The University of Washington lost a class-action lawsuit last week as a state court ordered the Seattle-based public university to retroactively award meritorious faculty 2 percent salary hikes withheld in 2003.
According to Washington spokesperson Norman Arkans, the university added a policy to its faculty handbook about six years ago to increase the salary of commendable faculty by 2 percent each year.
With dwindling state support however, the university decided to maintain the status quo on faculty salaries in 2003, reasoning it did not make sense to increase faculty salaries and cut support to other aspects of the university.
"The administration's view of the policy was that it was dependent on having funding come to us from the state Legislature for faculty salary increases," Arkans said.
Judge Mary Yu of the King County Superior Court disagreed however, and in her decision last week said no language in the faculty handbook qualifies the increases as dependent on funding.

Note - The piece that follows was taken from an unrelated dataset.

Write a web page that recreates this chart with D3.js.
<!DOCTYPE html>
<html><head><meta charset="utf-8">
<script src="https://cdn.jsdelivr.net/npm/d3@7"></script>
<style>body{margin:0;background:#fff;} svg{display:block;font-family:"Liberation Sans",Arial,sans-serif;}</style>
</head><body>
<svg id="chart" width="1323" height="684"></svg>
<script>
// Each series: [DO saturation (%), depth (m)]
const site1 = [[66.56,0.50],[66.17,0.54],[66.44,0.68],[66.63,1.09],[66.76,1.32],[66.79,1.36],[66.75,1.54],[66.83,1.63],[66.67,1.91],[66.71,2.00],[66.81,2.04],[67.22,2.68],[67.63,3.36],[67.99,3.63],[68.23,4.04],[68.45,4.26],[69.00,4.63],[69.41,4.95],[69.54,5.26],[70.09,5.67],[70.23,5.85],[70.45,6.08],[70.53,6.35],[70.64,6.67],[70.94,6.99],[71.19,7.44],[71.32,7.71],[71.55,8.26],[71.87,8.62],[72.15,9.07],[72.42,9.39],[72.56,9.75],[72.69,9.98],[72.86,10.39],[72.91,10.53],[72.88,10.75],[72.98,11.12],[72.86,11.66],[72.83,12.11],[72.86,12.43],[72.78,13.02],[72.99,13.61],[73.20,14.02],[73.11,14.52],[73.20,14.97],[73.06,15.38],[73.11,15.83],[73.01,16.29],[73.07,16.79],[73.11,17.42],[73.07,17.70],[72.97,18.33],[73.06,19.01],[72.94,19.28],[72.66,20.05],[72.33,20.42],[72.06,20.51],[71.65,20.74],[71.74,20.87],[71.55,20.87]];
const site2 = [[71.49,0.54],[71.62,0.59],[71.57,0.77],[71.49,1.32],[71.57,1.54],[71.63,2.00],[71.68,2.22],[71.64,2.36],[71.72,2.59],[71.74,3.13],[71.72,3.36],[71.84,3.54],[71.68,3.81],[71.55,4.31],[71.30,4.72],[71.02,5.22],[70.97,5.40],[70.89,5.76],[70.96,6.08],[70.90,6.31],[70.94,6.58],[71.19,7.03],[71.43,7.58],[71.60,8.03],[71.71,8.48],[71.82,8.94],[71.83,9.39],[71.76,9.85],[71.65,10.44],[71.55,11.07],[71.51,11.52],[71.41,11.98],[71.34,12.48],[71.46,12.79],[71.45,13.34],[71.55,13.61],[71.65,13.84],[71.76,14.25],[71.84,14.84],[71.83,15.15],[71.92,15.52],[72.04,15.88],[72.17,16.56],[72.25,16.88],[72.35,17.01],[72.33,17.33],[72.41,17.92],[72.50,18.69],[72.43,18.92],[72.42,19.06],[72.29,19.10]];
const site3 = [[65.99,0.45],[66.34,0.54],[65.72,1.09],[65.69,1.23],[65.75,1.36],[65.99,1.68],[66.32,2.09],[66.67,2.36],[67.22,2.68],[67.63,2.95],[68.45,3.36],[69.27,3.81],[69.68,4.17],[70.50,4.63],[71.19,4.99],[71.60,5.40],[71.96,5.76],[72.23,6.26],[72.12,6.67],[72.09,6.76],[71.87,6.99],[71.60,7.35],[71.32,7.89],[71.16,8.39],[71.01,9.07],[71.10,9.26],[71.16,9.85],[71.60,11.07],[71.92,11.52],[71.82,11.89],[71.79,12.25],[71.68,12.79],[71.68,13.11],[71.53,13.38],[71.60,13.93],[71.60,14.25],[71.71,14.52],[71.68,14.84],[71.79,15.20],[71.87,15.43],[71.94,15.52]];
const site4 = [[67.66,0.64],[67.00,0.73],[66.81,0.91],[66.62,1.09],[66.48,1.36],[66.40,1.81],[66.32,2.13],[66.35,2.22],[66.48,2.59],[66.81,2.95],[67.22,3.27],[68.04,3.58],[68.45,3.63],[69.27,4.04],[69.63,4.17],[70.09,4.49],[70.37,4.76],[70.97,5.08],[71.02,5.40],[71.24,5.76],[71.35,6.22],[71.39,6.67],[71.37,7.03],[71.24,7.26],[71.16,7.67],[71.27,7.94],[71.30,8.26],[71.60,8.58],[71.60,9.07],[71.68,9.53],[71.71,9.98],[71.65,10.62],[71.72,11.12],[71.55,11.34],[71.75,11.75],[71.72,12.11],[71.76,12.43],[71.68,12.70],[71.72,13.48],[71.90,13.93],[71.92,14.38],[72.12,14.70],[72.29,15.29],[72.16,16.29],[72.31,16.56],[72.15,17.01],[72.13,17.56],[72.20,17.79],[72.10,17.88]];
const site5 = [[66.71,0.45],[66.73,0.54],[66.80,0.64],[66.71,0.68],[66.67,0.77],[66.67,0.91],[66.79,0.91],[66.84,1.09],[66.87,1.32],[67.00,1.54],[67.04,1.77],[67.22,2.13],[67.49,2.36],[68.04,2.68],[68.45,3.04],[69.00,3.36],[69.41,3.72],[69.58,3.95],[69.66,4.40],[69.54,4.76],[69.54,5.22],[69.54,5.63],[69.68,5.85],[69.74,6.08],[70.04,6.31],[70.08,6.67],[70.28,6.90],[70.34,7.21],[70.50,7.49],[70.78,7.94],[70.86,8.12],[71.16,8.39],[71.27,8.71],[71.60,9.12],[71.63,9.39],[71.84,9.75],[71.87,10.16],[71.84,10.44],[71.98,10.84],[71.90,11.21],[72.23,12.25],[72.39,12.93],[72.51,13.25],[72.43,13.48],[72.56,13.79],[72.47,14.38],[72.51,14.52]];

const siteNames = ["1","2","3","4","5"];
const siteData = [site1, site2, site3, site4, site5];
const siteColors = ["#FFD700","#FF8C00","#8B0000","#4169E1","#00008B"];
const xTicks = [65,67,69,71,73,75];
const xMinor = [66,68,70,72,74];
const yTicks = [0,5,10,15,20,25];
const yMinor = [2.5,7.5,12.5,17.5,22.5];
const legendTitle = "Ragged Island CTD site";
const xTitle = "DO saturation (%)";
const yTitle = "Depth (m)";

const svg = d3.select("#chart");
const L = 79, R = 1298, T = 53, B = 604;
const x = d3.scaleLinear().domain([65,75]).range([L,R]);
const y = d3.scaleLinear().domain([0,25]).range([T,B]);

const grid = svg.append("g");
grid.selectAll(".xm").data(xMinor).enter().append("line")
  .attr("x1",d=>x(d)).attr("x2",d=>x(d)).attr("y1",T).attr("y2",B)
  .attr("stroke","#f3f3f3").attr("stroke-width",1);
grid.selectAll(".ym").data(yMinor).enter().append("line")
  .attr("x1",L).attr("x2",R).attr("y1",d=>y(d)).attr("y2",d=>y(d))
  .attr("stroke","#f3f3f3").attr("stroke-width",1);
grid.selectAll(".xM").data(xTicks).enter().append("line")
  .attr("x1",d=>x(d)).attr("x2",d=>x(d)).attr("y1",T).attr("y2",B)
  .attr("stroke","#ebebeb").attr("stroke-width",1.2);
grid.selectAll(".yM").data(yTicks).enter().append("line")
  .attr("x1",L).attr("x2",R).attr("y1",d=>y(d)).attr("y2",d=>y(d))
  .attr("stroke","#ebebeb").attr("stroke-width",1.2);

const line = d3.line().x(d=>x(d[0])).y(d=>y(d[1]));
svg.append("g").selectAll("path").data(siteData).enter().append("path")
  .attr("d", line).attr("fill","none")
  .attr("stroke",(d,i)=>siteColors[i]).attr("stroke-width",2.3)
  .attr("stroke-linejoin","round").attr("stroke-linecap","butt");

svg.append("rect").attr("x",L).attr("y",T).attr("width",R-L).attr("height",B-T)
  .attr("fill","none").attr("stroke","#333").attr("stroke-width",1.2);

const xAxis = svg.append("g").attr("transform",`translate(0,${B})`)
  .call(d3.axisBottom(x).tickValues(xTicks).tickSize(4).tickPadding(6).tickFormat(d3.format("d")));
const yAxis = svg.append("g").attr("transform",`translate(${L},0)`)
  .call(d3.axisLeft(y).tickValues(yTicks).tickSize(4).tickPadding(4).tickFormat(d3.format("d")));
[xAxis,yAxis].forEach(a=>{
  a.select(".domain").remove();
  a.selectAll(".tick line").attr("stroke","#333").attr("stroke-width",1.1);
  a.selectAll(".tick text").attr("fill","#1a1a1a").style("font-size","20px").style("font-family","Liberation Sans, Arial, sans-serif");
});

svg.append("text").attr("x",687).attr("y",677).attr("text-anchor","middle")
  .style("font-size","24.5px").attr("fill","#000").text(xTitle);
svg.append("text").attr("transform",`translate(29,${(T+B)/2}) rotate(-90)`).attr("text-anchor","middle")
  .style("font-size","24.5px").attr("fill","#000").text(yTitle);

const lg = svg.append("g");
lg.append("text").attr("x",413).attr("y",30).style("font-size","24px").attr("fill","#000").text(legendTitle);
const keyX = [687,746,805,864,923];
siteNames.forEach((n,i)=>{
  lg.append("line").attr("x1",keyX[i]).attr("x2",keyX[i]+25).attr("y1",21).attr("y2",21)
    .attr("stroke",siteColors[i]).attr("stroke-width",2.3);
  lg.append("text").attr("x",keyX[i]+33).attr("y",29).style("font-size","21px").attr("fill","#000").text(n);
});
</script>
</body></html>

"[T]he court concludes that the plain language creates a mandatory duty that requires the university to provide meritorious faculty an annual merit increase of at least 2 percent," Yu said. "The court cannot find any language that makes the merit salary increase contingent on funding."
Arkans said the authors of the handbook believe it was "perfectly clear" that the 2 percent increase was contingent on receiving funding from the Legislature.

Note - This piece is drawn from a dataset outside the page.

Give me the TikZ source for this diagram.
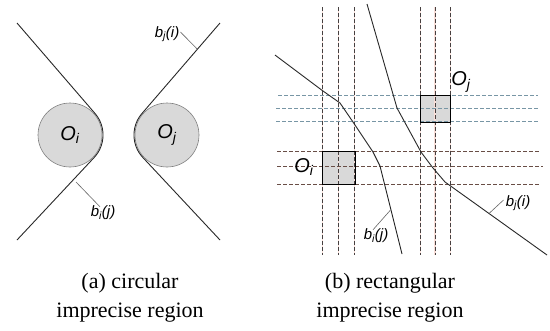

"Without the influx of new money or in the event of decreased state support, a reevaluation of this Faculty Salary Policy may prove necessary," the handbook reads.
Yu's decision, which will reportedly cost the university more than $12 million, cited the word "reevaluation" as reason why the school could not abruptly bypass a salary increase.
"There's a provision in one of those … documents that says the president may reevaluate the policy in the future but it doesn't say the president may ignore the policy in the future," Stephen Strong, attorney for the Washington faculty members, said.
The next step in the legal process, Strong said, is for the court to determine who will be paid by the university and how much, as he said the failure to increase salary nearly three years ago now equates to more than a 2 percent hike.
"It's not just for one year, it's not a bonus that's the issue — it's a pay raise," Strong said. "People were making less money ever since that occurred, which was three years [ago]."
Arkans said he personally believes the language in the handbook could have more clearly expressed the university's intent. The idea, he said, was Washington could refrain from making the increase in a given year as long as it did not give another adjunct of the university increased funding.
"We have a long-standing commitment to competitive faculty salaries, and by competitive I mean with our peers like Wisconsin, like Michigan, like UCLA, like Berkeley," Arkans said.
In 2003 though, Arkans said the state actually cut the budget and so the university made the decision not to further put itself in a hole by increasing faculty salaries, but instead to "say these are tough economic times … and hope that the following year is better."
The University of Washington has not yet decided whether to appeal the decision.